Earlier this month, at a post-Budget media interaction, Sitharaman had said 10-12 companies, among those searching for alternatives to China, had spoken to the government. “I feel their expectations from us are quite realistic and reasonable,” she had said. It is learnt that these talks are being held by multiple government departments, including the finance ministry, commerce ministry, NITI Aayog and MEITY.
The MSIPS ran between 2012 and 2018, and promised multiple incentives for 10 years, including a capital subsidy of 20 per cent in special economic zones (SEZs) and 25 per cent in non-SEZs, and reimbursements of countervailing duty or excise on capital equipment for non-SEZ units. For some high-capital projects, it also offered reimbursements of central taxes and duties.
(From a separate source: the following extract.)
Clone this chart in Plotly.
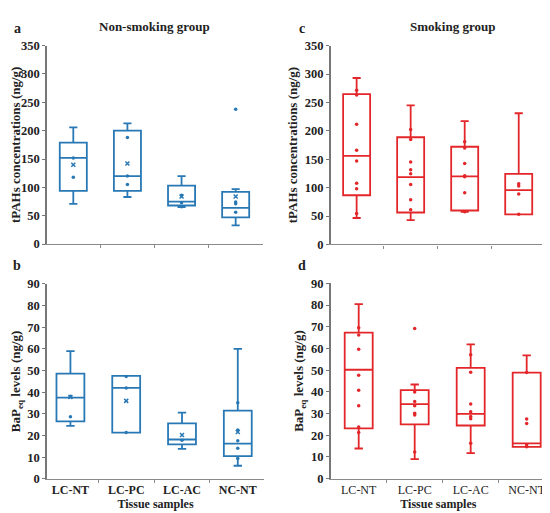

Industry has been asking for an extension of the scheme.
The EDF was set up as a fund of funds to encourage research and development in areas like electronics, IT and nano-electronics to promote a component manufacturing ecosystem in the country that will go beyond making mobile phones.
The Electronics Manufacturing Clusters (EMC) scheme was notified in 2012 to provide support for creating infrastructure to attract investment in the Electronics Systems Design and Manufacturing (ESDM) sector.
The new scheme is expected to include features and sops from the schemes it will replace. MEITY Minister Ravi Shankar Prasad has said time and again a big focus of the government is to make India a big export hub for electronics.
The National Policy on Electronics, approved by the Cabinet last February, had a provision for “attractive package of incentives for promoting export of electronics goods, thereby empowering the exporters by facilitating global market access”.